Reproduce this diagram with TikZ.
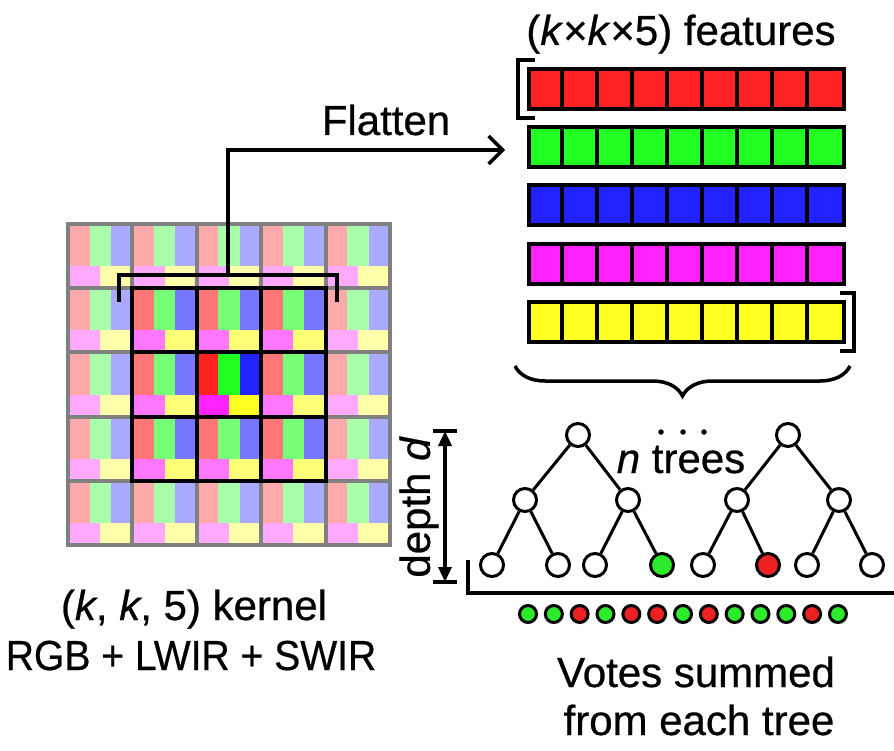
\documentclass[tikz,border=0pt]{standalone}
\usepackage{fontspec}
\setmainfont{Liberation Sans}[FakeBold=0.6]
\usetikzlibrary{decorations.pathreplacing,arrows.meta,calc}

\definecolor{Ra}{HTML}{FFAAAA}\definecolor{Ga}{HTML}{AAFFAA}\definecolor{Ba}{HTML}{AAAAFF}\definecolor{Ma}{HTML}{FFAAFF}\definecolor{Ya}{HTML}{FFFFAA}
\definecolor{Rb}{HTML}{FF7777}\definecolor{Gb}{HTML}{77FF77}\definecolor{Bb}{HTML}{7777FF}\definecolor{Mb}{HTML}{FF77FF}\definecolor{Yb}{HTML}{FFFF77}
\definecolor{Rc}{HTML}{FF2222}\definecolor{Gc}{HTML}{22FF22}\definecolor{Bc}{HTML}{2222FF}\definecolor{Mc}{HTML}{FF22FF}\definecolor{Yc}{HTML}{FFFF22}
\definecolor{gridgray}{HTML}{808080}
\definecolor{leafgreen}{HTML}{2BEB2B}
\definecolor{leafred}{HTML}{EE2222}

% one kernel pixel: #1,#2 = top-left of cell, #3 = colour suffix
\newcommand{\kcell}[3]{%
  \fill[R#3] (#1+2,#2+2) rectangle (#1+21.5,#2+42.1);
  \fill[G#3] (#1+21.5,#2+2) rectangle (#1+43,#2+42.1);
  \fill[B#3] (#1+43,#2+2) rectangle (#1+62.4,#2+42.1);
  \fill[M#3] (#1+2,#2+42.1) rectangle (#1+32.2,#2+62.2);
  \fill[Y#3] (#1+32.2,#2+42.1) rectangle (#1+62.4,#2+62.2);
}

\begin{document}
\begin{tikzpicture}[x=1pt,y=-1pt,
  txt/.style={font=\fontsize{42}{48}\selectfont, inner sep=0pt, anchor=base},
  blk/.style={line width=3.5pt, black},
  graygrid/.style={line width=4pt, gridgray, line cap=rect},
  blockgrid/.style={line width=4pt, black, line cap=rect},
  bar/.style={draw=black, line width=4pt, minimum width=315pt, minimum height=40pt, inner sep=0pt},
  tnode/.style={circle, draw=black, line width=3pt, fill=white, minimum size=23pt, inner sep=0pt},
  edge/.style={line width=3pt, black},
  vote/.style={circle, draw=black, line width=3pt, minimum size=17pt, inner sep=0pt},
  dotn/.style={circle, fill=black, minimum size=5.5pt, inner sep=0pt},
]
\useasboundingbox (0,0) rectangle (894,751);
\fill[white] (0,0) rectangle (894,751);

% ---------- kernel grid ----------
\foreach \i in {0,...,4}{
  \foreach \j in {0,...,4}{
    \kcell{68+64.4*\i}{224+64.2*\j}{a}
  }
}
\foreach \i in {1,2,3}{
  \foreach \j in {1,2,3}{
    \kcell{68+64.4*\i}{224+64.2*\j}{b}
  }
}
\kcell{196.8}{352.4}{c}
\foreach \k in {0,...,5}{
  \draw[graygrid] (68+64.4*\k,224) -- (68+64.4*\k,545);
  \draw[graygrid] (68,224+64.2*\k) -- (390,224+64.2*\k);
}
\foreach \k in {1,...,4}{
  \draw[blockgrid] (68+64.4*\k,288.2) -- (68+64.4*\k,480.8);
  \draw[blockgrid] (132.4,224+64.2*\k) -- (325.6,224+64.2*\k);
}

% bracket above the 3x3 block and flatten arrow
\draw[blk] (119,302) -- (119,275) -- (337,275) -- (337,302);
\coordinate (kbtop) at (228,275);
\coordinate (fl) at (228,150);

% ---------- feature bars ----------
\foreach \c [count=\b from 0] in {Rc,Gc,Bc,Mc,Yc}{
  \node[bar, fill=\c] (bar\b) at (686.5,89+58.25*\b) {};
  \foreach \s in {1,...,8}{
    \draw[line width=4pt] ($(bar\b.north west)+(35*\s,0)$) -- ($(bar\b.south west)+(35*\s,0)$);
  }
}
\draw[blk] (535,60) -- (518,60) -- (518,118) -- (535,118);
\draw[blk] (840,293) -- (854,293) -- (854,351) -- (840,351);
\draw[blk, decorate, decoration={brace, amplitude=30pt, aspect=0.5}] (850,366) -- (515,366);

\draw[blk, -{Straight Barb[length=14pt,width=28pt]}] (kbtop) -- (fl) -- (fl -| bar1.west) [shorten >=22pt];

% ---------- texts ----------
\node[txt] (title) at (681,45) {(\textit{k}×\textit{k}×5) features};
\node[txt] (flat) at (386,135) {Flatten};
\node[txt] (kern1) at (194,620) {(\textit{k}, \textit{k}, 5) kernel};
\node[txt] (kern2) at (191,670) {\scalebox{0.93}[1]{RGB + LWIR + SWIR}};
\node[txt] (votes1) at (696,687) {Votes summed};
\node[txt] (votes2) at (699,735) {from each tree};
\node[txt] (ntrees) at (681,473) {\textit{n} trees};
\node[txt, rotate=90, anchor=center] (depth) at (419,507) {depth \textit{d}};

% ---------- depth arrow ----------
\coordinate (dtop) at (445,431);
\coordinate (dbot) at (445,582);
\draw[blk, {Triangle[length=15pt,width=13pt]}-{Triangle[length=15pt,width=13pt]}] (dtop) -- (dbot);
\draw[blk] (433,431) -- (457,431);
\draw[blk] (433,582) -- (457,582);

% ---------- trees ----------
\node[tnode] (r1) at (578,435) {};
\node[tnode] (a1) at (525,500) {};
\node[tnode] (b1) at (628,500) {};
\node[tnode] (l11) at (492,565) {};
\node[tnode] (l12) at (558,565) {};
\node[tnode] (l13) at (595,565) {};
\node[tnode, fill=leafgreen] (l14) at (662,565) {};
\node[tnode] (r2) at (788,435) {};
\node[tnode] (a2) at (737,500) {};
\node[tnode] (b2) at (839,500) {};
\node[tnode] (l21) at (703,565) {};
\node[tnode, fill=leafred] (l22) at (768,565) {};
\node[tnode] (l23) at (807,565) {};
\node[tnode] (l24) at (872,565) {};
\foreach \p/\q in {r1/a1,r1/b1,a1/l11,a1/l12,b1/l13,b1/l14,r2/a2,r2/b2,a2/l21,a2/l22,b2/l23,b2/l24}{
  \draw[edge] (\p) -- (\q);
}
\node[dotn] (d1) at (661,432) {};
\node[dotn] (d2) at (683,432) {};
\node[dotn] (d3) at (704,432) {};

\draw[blk] (468,560) -- (468,593) -- (894,593);

% ---------- votes ----------
\foreach \c [count=\i from 0] in {leafgreen,leafgreen,leafred,leafgreen,leafred,leafred,leafgreen,leafred,leafgreen,leafgreen,leafgreen,leafred,leafgreen}{
  \node[vote, fill=\c] (v\i) at (528+25.83*\i,614) {};
}
\end{tikzpicture}
\end{document}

·····

Stated exercise> Without the images, write out each line of the data verbatim.

Problem solution>
Reproduce this diagram with TikZ.
\documentclass[tikz,border=0pt]{standalone}
\usepackage{fontspec}
\setmainfont{Liberation Sans}[FakeBold=0.6]
\usetikzlibrary{decorations.pathreplacing,arrows.meta,calc}

\definecolor{Ra}{HTML}{FFAAAA}\definecolor{Ga}{HTML}{AAFFAA}\definecolor{Ba}{HTML}{AAAAFF}\definecolor{Ma}{HTML}{FFAAFF}\definecolor{Ya}{HTML}{FFFFAA}
\definecolor{Rb}{HTML}{FF7777}\definecolor{Gb}{HTML}{77FF77}\definecolor{Bb}{HTML}{7777FF}\definecolor{Mb}{HTML}{FF77FF}\definecolor{Yb}{HTML}{FFFF77}
\definecolor{Rc}{HTML}{FF2222}\definecolor{Gc}{HTML}{22FF22}\definecolor{Bc}{HTML}{2222FF}\definecolor{Mc}{HTML}{FF22FF}\definecolor{Yc}{HTML}{FFFF22}
\definecolor{gridgray}{HTML}{808080}
\definecolor{leafgreen}{HTML}{2BEB2B}
\definecolor{leafred}{HTML}{EE2222}

% one kernel pixel: #1,#2 = top-left of cell, #3 = colour suffix
\newcommand{\kcell}[3]{%
  \fill[R#3] (#1+2,#2+2) rectangle (#1+21.5,#2+42.1);
  \fill[G#3] (#1+21.5,#2+2) rectangle (#1+43,#2+42.1);
  \fill[B#3] (#1+43,#2+2) rectangle (#1+62.4,#2+42.1);
  \fill[M#3] (#1+2,#2+42.1) rectangle (#1+32.2,#2+62.2);
  \fill[Y#3] (#1+32.2,#2+42.1) rectangle (#1+62.4,#2+62.2);
}

\begin{document}
\begin{tikzpicture}[x=1pt,y=-1pt,
  txt/.style={font=\fontsize{42}{48}\selectfont, inner sep=0pt, anchor=base},
  blk/.style={line width=3.5pt, black},
  graygrid/.style={line width=4pt, gridgray, line cap=rect},
  blockgrid/.style={line width=4pt, black, line cap=rect},
  bar/.style={draw=black, line width=4pt, minimum width=315pt, minimum height=40pt, inner sep=0pt},
  tnode/.style={circle, draw=black, line width=3pt, fill=white, minimum size=23pt, inner sep=0pt},
  edge/.style={line width=3pt, black},
  vote/.style={circle, draw=black, line width=3pt, minimum size=17pt, inner sep=0pt},
  dotn/.style={circle, fill=black, minimum size=5.5pt, inner sep=0pt},
]
\useasboundingbox (0,0) rectangle (894,751);
\fill[white] (0,0) rectangle (894,751);

% ---------- kernel grid ----------
\foreach \i in {0,...,4}{
  \foreach \j in {0,...,4}{
    \kcell{68+64.4*\i}{224+64.2*\j}{a}
  }
}
\foreach \i in {1,2,3}{
  \foreach \j in {1,2,3}{
    \kcell{68+64.4*\i}{224+64.2*\j}{b}
  }
}
\kcell{196.8}{352.4}{c}
\foreach \k in {0,...,5}{
  \draw[graygrid] (68+64.4*\k,224) -- (68+64.4*\k,545);
  \draw[graygrid] (68,224+64.2*\k) -- (390,224+64.2*\k);
}
\foreach \k in {1,...,4}{
  \draw[blockgrid] (68+64.4*\k,288.2) -- (68+64.4*\k,480.8);
  \draw[blockgrid] (132.4,224+64.2*\k) -- (325.6,224+64.2*\k);
}

% bracket above the 3x3 block and flatten arrow
\draw[blk] (119,302) -- (119,275) -- (337,275) -- (337,302);
\coordinate (kbtop) at (228,275);
\coordinate (fl) at (228,150);

% ---------- feature bars ----------
\foreach \c [count=\b from 0] in {Rc,Gc,Bc,Mc,Yc}{
  \node[bar, fill=\c] (bar\b) at (686.5,89+58.25*\b) {};
  \foreach \s in {1,...,8}{
    \draw[line width=4pt] ($(bar\b.north west)+(35*\s,0)$) -- ($(bar\b.south west)+(35*\s,0)$);
  }
}
\draw[blk] (535,60) -- (518,60) -- (518,118) -- (535,118);
\draw[blk] (840,293) -- (854,293) -- (854,351) -- (840,351);
\draw[blk, decorate, decoration={brace, amplitude=30pt, aspect=0.5}] (850,366) -- (515,366);

\draw[blk, -{Straight Barb[length=14pt,width=28pt]}] (kbtop) -- (fl) -- (fl -| bar1.west) [shorten >=22pt];

% ---------- texts ----------
\node[txt] (title) at (681,45) {(\textit{k}×\textit{k}×5) features};
\node[txt] (flat) at (386,135) {Flatten};
\node[txt] (kern1) at (194,620) {(\textit{k}, \textit{k}, 5) kernel};
\node[txt] (kern2) at (191,670) {\scalebox{0.93}[1]{RGB + LWIR + SWIR}};
\node[txt] (votes1) at (696,687) {Votes summed};
\node[txt] (votes2) at (699,735) {from each tree};
\node[txt] (ntrees) at (681,473) {\textit{n} trees};
\node[txt, rotate=90, anchor=center] (depth) at (419,507) {depth \textit{d}};

% ---------- depth arrow ----------
\coordinate (dtop) at (445,431);
\coordinate (dbot) at (445,582);
\draw[blk, {Triangle[length=15pt,width=13pt]}-{Triangle[length=15pt,width=13pt]}] (dtop) -- (dbot);
\draw[blk] (433,431) -- (457,431);
\draw[blk] (433,582) -- (457,582);

% ---------- trees ----------
\node[tnode] (r1) at (578,435) {};
\node[tnode] (a1) at (525,500) {};
\node[tnode] (b1) at (628,500) {};
\node[tnode] (l11) at (492,565) {};
\node[tnode] (l12) at (558,565) {};
\node[tnode] (l13) at (595,565) {};
\node[tnode, fill=leafgreen] (l14) at (662,565) {};
\node[tnode] (r2) at (788,435) {};
\node[tnode] (a2) at (737,500) {};
\node[tnode] (b2) at (839,500) {};
\node[tnode] (l21) at (703,565) {};
\node[tnode, fill=leafred] (l22) at (768,565) {};
\node[tnode] (l23) at (807,565) {};
\node[tnode] (l24) at (872,565) {};
\foreach \p/\q in {r1/a1,r1/b1,a1/l11,a1/l12,b1/l13,b1/l14,r2/a2,r2/b2,a2/l21,a2/l22,b2/l23,b2/l24}{
  \draw[edge] (\p) -- (\q);
}
\node[dotn] (d1) at (661,432) {};
\node[dotn] (d2) at (683,432) {};
\node[dotn] (d3) at (704,432) {};

\draw[blk] (468,560) -- (468,593) -- (894,593);

% ---------- votes ----------
\foreach \c [count=\i from 0] in {leafgreen,leafgreen,leafred,leafgreen,leafred,leafred,leafgreen,leafred,leafgreen,leafgreen,leafgreen,leafred,leafgreen}{
  \node[vote, fill=\c] (v\i) at (528+25.83*\i,614) {};
}
\end{tikzpicture}
\end{document}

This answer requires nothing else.